그러는 와중에 negative의 수가 contrastive loss에 직접적으로 영향을 미치기 때문에, MoCo는 batch를 상당히 증가시키거나 large memory bank를 유지한다.

하지만 memory/batch 크기를 증가시키면 performance 측면에서 diminishing returns을 이끈다는 것이 알려져 있다.

“More negative samples does not necessarily mean hard negative samples.”

In this paper, 저자는 Contrastive learning의 중요한 측면인 hard negative가 지금까지 무시되어 왔다고 주장한다.

저자는 기존의 data mixing approach 성공적인 연구에 힘입어, minimal computational overhead로 바로 computational 가능한 hard negative mixing 즉, hard negative sample에 대한 feature-level mixing for hard negative samples를 제안한다.

저자의 contributions은 다음과 같다.

a) MoCo based contrastive self supervised learning method를 더 깊게 연구하고 더 harder negative의 필요성을 관찰.

b) Hard negative mixing을 제안하며, embedding space에서 직접적으로 hard negative를 synthesize 하여 각 positive query에 적응. 또한 the hardest existing negatives를 mix 하며 query 자체와 most hardest negative를 mixing 할 것을 제안한다.

c) 저자는 본인의 method를 사용하면 a wide range of hyperparameters에 대해 embedding spacee의 활용뿐만 아니라 visual representations의 generalization 둘 다 향상시킨다는 것을 보여준다.

d) Linear probing에 대한 good performance를 보여준다.

2. Related work

대부분 early self supervised learning methods는 single image에서 적용된 transformation의 속성들을 예측하는데 proxy classification tasks (upstream 또는 pretext task라고 하면 더 쉽게 이해할 듯하다.)를 설계한다.

MoCo, SimCLR, PIRL, CMC, SWAV와 같은 논문 이외에도 feature space에서 cluster가 형성되게 학습하면서 contrastive learning or trasformation prediction tasks를 병행하는 연구(DeepCluster, ICT)도 존재한다.

대부분의 contrastive methods의 성능을 좌지우지하는 방법은 data augmentation을 활용한다. 최근 연구는 same image에 적용된 heavy data augmentation은 positive pair에 self supervised task의 hardness를 modulation 하기 때문에, useful representation을 배우는데 crucial 하다. 반면 저자의 방법은 negative pair 측면에서 proxy task의 hardness를 변화시키고 있다.
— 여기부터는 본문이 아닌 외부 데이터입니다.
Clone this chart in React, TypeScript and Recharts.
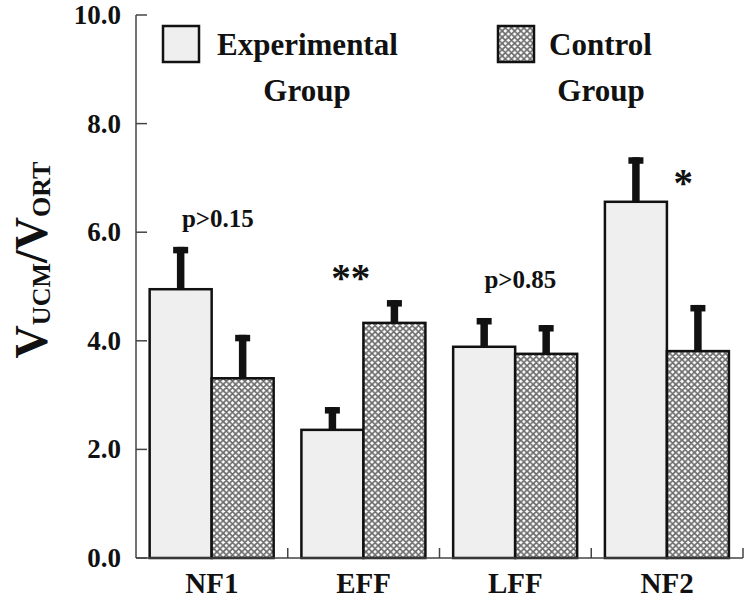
import React from 'react';
import { BarChart, Bar, XAxis, YAxis, Legend, ReferenceDot } from 'recharts';

const categories = ['NF1', 'EFF', 'LFF', 'NF2'];
const expMeans = [4.95, 2.36, 3.89, 6.56];
const expErrors = [0.78, 0.42, 0.53, 0.82];
const ctrlMeans = [3.31, 4.33, 3.76, 3.81];
const ctrlErrors = [0.8, 0.42, 0.53, 0.85];
const yTicks = [0, 2, 4, 6, 8, 10];
const annotationTexts = ['p>0.15', '**', 'p>0.85', '*'];
const annotationValues = [6.1, 4.92, 4.97, 6.67];
const legendLabels = ['Experimental', 'Control'];
const legendSubLabels = ['Group', 'Group'];

const data = categories.map((c, i) => ({
  category: c,
  exp: expMeans[i],
  expErr: expErrors[i],
  ctrl: ctrlMeans[i],
  ctrlErr: ctrlErrors[i],
}));

const FONT = '"Liberation Serif", "Times New Roman", serif';
const INK = '#111';
const EXP_FILL = '#efefef';
const ANNOT_DX = [6, -13, 5, 16];

const P = 6.2;
const HatchPattern = ({ id }: { id: string }) => (
  <pattern id={id} patternUnits="userSpaceOnUse" width={P} height={P}>
    <rect x={0} y={0} width={P} height={P} fill="#ffffff" />
    <path
      d={`M${-P},${-P} L${2 * P},${2 * P} M${-P},0 L${P},${2 * P} M0,${-P} L${2 * P},${P} M${-P},${P} L${P},${-P} M${-P},${2 * P} L${2 * P},${-P} M0,${2 * P} L${2 * P},0`}
      stroke="#6a6a6a"
      strokeWidth={1.7}
      fill="none"
    />
  </pattern>
);

const makeShape = (fill: string, valueKey: string, errKey: string) => (props: any) => {
  const { x, y, width, height, payload } = props;
  const v = payload[valueKey];
  const e = payload[errKey];
  const pxPerUnit = v ? height / v : 0;
  const errTop = y - e * pxPerUnit;
  const cx = x + width / 2;
  return (
    <g>
      <rect x={x} y={y} width={width} height={height} fill={fill} stroke={INK} strokeWidth={2.5} />
      <rect x={cx - 3.75} y={errTop} width={7.5} height={y - errTop} fill={INK} />
      <rect x={cx - 7.5} y={errTop} width={15} height={6.5} fill={INK} />
    </g>
  );
};

const YTick = (props: any) => {
  const { x, y, payload } = props;
  return (
    <g>
      <line x1={x} x2={x + 11} y1={y} y2={y} stroke="#444" strokeWidth={1.5} />
      <text x={x - 15} y={y + 9} textAnchor="end" fontFamily={FONT} fontWeight="bold" fontSize={27} fill={INK}>
        {Number(payload.value).toFixed(1)}
      </text>
    </g>
  );
};

const XTick = (props: any) => {
  const { x, y, payload } = props;
  const half = payload.offset ?? 0;
  const bx = payload.coordinate + half;
  return (
    <g>
      <line x1={bx} x2={bx} y1={y} y2={y - 10} stroke="#444" strokeWidth={1.5} />
      <text x={x} y={y + 35} textAnchor="middle" fontFamily={FONT} fontWeight="bold" fontSize={29} fill={INK}>
        {payload.value}
      </text>
    </g>
  );
};

const YLabel = () => {
  const cx = 47;
  const cy = 260;
  return (
    <text
      x={cx}
      y={cy}
      transform={`rotate(-90, ${cx}, ${cy})`}
      textAnchor="middle"
      fontFamily={FONT}
      fontWeight="bold"
      fill={INK}
    >
      <tspan fontSize={46}>V</tspan>
      <tspan fontSize={26} dy={3}>UCM</tspan>
      <tspan fontSize={46} dy={-3}>/V</tspan>
      <tspan fontSize={26} dy={3}>ORT</tspan>
    </text>
  );
};

const renderLegend = () => (
  <svg width={752} height={110} style={{ position: 'absolute', left: 0, top: 0 }}>
    <defs>
      <HatchPattern id="hatchLegend" />
    </defs>
    <rect x={163} y={26} width={36} height={36} fill={EXP_FILL} stroke={INK} strokeWidth={2.5} />
    <text x={217} y={55} fontFamily={FONT} fontWeight="bold" fontSize={31} fill={INK}>{legendLabels[0]}</text>
    <text x={307} y={101} textAnchor="middle" fontFamily={FONT} fontWeight="bold" fontSize={31} fill={INK}>{legendSubLabels[0]}</text>
    <rect x={498} y={26} width={36} height={36} fill="url(#hatchLegend)" stroke={INK} strokeWidth={2.5} />
    <text x={549} y={55} fontFamily={FONT} fontWeight="bold" fontSize={31} fill={INK}>{legendLabels[1]}</text>
    <text x={601} y={101} textAnchor="middle" fontFamily={FONT} fontWeight="bold" fontSize={31} fill={INK}>{legendSubLabels[1]}</text>
  </svg>
);

const makeAnnotation = (i: number) => (props: any) => {
  const { cx, cy } = props;
  const isStar = annotationTexts[i].startsWith('*');
  return (
    <text
      x={cx + ANNOT_DX[i]}
      y={cy}
      textAnchor="middle"
      fontFamily={FONT}
      fontWeight="bold"
      fontSize={isStar ? 39 : 25}
      fill={INK}
    >
      {annotationTexts[i]}
    </text>
  );
};

export default function App() {
  return (
    <div style={{ position: 'absolute', left: 0, top: 0, width: 752, height: 602, background: '#fff' }}>
      <BarChart
        width={752}
        height={602}
        data={data}
        margin={{ top: 15, right: 9, left: 0, bottom: 0 }}
        barCategoryGap="9%"
        barGap={0}
      >
        <defs>
          <HatchPattern id="hatchBar" />
        </defs>
        <XAxis
          dataKey="category"
          height={44}
          axisLine={{ stroke: '#444', strokeWidth: 1.5 }}
          tickLine={false}
          tickSize={0}
          tickMargin={0}
          tick={<XTick />}
          interval={0}
        />
        <YAxis
          type="number"
          domain={[0, 10]}
          ticks={yTicks}
          width={136}
          axisLine={{ stroke: '#444', strokeWidth: 1.5 }}
          tickLine={false}
          tickSize={0}
          tickMargin={0}
          tick={<YTick />}
          label={{ content: <YLabel /> }}
        />
        <Legend
          content={renderLegend}
          layout="horizontal"
          verticalAlign="middle"
          wrapperStyle={{ position: 'absolute', left: 0, top: 0, width: 752, height: 110 }}
        />
        <Bar dataKey="exp" name="Experimental Group" isAnimationActive={false} shape={makeShape(EXP_FILL, 'exp', 'expErr')} />
        <Bar dataKey="ctrl" name="Control Group" isAnimationActive={false} shape={makeShape('url(#hatchBar)', 'ctrl', 'ctrlErr')} />
        {categories.map((c, i) => (
          <ReferenceDot
            key={c}
            x={c}
            y={annotationValues[i]}
            r={0}
            isFront
            shape={makeAnnotation(i)}
          />
        ))}
      </BarChart>
    </div>
  );
}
이 paper 말고 이전에도 selection of negatives에 대한 논의(Mining on Manifolds, Debiased Contrastive Learning, On Mutual Information in Contrastive Learning for Visual Representations, Contrastive Learning with Adversarial Examples)는 이루어졌었다.

Mining on Manifolds의 저자는 Euclidean distance에 대해 neighbor feature에 초점을 맞추면서 a large set에 대해서 hard negatives에 초점을 맞춰서 hard negative mining을 하는데 the nearest neighbor graph에 정의된 manifold distance를 사용하는 경우에는 그렇지 않다.
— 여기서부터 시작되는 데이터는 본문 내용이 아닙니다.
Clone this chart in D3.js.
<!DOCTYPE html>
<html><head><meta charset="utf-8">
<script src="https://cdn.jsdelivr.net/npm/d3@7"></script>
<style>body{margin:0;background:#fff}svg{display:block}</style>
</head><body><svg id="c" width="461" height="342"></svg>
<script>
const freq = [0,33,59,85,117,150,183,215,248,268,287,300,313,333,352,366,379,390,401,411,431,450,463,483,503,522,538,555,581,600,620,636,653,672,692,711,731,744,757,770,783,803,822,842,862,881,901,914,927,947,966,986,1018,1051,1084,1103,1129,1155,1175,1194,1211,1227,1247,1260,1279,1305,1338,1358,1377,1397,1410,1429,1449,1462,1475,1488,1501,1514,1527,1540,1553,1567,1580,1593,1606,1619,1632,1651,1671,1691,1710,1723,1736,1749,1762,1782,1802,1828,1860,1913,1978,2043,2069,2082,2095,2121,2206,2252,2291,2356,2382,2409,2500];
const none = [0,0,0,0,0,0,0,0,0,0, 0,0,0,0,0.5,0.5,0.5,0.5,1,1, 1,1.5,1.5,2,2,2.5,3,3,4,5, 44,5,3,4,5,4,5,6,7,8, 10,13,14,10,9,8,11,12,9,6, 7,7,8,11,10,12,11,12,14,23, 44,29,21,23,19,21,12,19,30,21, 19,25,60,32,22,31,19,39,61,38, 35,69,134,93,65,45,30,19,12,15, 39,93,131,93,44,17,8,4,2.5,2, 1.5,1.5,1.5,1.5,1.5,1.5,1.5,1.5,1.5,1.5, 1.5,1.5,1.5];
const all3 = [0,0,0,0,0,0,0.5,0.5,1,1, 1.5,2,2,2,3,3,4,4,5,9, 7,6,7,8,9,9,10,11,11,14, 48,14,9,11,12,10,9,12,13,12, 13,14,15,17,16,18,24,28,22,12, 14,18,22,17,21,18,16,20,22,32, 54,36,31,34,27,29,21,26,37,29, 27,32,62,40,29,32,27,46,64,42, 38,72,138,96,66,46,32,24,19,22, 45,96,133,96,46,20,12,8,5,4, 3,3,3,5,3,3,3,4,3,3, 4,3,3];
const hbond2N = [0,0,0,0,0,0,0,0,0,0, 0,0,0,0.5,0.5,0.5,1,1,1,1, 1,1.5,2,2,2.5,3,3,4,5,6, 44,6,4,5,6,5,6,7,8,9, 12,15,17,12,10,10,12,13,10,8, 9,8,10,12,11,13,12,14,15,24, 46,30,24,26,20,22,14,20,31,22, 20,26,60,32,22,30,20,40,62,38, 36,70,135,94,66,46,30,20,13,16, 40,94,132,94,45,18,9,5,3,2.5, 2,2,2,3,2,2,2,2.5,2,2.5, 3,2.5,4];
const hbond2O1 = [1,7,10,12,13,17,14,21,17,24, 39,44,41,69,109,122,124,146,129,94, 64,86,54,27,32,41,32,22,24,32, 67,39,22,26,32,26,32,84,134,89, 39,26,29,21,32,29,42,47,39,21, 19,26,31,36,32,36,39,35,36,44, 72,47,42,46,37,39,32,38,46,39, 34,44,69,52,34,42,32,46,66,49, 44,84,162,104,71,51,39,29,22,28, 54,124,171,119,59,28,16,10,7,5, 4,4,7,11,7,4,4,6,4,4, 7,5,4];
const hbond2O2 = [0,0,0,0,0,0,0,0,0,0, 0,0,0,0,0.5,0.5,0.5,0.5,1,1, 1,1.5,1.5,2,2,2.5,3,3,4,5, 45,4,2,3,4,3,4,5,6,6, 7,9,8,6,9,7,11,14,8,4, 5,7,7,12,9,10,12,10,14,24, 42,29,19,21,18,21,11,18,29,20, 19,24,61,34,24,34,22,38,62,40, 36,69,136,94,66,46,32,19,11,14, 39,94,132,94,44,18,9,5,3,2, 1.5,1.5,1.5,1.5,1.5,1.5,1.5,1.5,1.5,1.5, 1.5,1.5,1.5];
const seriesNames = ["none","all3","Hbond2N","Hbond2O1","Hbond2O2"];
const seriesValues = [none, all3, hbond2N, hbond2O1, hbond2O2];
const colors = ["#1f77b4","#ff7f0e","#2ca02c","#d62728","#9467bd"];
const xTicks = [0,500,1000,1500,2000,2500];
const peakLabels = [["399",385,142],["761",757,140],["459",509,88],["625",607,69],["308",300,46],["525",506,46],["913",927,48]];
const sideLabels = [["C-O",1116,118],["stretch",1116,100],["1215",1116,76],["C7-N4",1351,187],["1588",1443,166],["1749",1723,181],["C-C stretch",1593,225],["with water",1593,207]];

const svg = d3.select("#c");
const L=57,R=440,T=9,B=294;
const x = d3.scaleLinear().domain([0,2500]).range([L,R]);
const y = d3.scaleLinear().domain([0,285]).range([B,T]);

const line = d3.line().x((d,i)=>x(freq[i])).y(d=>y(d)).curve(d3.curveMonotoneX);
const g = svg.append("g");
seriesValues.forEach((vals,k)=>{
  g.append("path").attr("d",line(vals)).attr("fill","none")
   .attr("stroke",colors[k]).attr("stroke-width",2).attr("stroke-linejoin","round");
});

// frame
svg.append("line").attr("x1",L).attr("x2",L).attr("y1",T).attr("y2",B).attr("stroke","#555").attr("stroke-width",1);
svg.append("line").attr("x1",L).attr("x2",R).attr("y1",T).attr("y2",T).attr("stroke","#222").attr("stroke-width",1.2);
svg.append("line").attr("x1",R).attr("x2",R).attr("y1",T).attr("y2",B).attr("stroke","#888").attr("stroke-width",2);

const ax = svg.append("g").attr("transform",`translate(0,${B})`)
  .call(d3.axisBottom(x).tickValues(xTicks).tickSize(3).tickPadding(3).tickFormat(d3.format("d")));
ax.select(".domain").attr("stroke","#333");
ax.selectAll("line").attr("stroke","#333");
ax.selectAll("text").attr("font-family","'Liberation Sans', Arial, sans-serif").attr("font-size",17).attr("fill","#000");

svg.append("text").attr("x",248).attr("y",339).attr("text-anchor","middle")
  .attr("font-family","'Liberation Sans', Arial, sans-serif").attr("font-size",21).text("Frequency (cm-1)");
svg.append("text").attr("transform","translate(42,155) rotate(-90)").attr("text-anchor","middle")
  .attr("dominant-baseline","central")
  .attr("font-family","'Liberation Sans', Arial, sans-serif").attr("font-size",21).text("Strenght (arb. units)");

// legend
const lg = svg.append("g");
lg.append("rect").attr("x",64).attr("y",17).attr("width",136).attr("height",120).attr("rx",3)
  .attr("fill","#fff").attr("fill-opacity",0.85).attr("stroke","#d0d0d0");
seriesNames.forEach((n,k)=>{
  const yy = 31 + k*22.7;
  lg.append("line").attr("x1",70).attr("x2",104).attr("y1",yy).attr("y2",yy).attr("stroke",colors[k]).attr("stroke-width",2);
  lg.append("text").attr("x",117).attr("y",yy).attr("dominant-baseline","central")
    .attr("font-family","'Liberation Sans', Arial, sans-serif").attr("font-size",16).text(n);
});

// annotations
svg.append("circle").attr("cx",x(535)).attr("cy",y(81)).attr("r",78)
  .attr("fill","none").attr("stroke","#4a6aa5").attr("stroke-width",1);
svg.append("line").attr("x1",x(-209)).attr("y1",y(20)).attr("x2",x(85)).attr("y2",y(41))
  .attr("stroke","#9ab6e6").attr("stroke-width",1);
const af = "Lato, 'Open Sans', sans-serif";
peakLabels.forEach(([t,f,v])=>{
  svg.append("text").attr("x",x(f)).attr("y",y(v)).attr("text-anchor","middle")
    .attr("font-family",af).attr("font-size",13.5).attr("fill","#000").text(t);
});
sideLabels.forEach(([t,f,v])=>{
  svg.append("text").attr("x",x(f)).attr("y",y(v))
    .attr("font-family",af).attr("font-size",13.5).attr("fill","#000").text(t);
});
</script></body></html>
Debiased Contrastive Learning은 negative sample의 “true” distribution을 approxmimating 하는데 관심이 있었지만 false negative의 effect를 중재하는 노력으로 contrastive loss의 편향된 방법을 제시했다.

On Mutual Information in Contrastive Learning for Visual Representations은 negative sampling에 대한 다른 strategy를 제안하며 추가로 결합된 InfoNCE의 variational extension을 제시한다.

마지막으로 Contrastive Learning with Adversarial Examples은 adversarial examples를 활용하여 훨씬 어려운 positive pair와 hard negative pair를 생성하는 방법을 제안했다.

Contrastive learning을 위한 Mixup과 그 외 다른 수많은 variants (Un-Mix, Manifold mixup, Attentive cutmix, Cutmix)들은 cross entropy loss와 같이 사용할 때 매우 효과적인 전략임을 보여주었다. Manifold mixup은 hidden states에서의 interpolation에 대해 network가 덜 확신하게하는 feature-space regularizer이다. Interpolation의 장점은 cross-entropy 이외의 loss에 대해 최근에서야 연구되었다.

Un-Mix에서 저자들은 self supervised learning을 위해 image/pixel space에서의 mixing을 제안하지만 해당 paper의 저자들은 embedding space에서 query specific synthetic points를 즉시 생성한다.

Embedding expansion의 저자들은 fine-grained recognition task에 대한 supervised metric learning을 위한 embedding 간 interpolation을 학습한다.

이와 대조적으로 MoCHi는 class annotation이 필요하지 않으며, negative에 대한 선택을 수행하지 않으며, multiple pairs 사이의 single random interpolation만 sampling 한다.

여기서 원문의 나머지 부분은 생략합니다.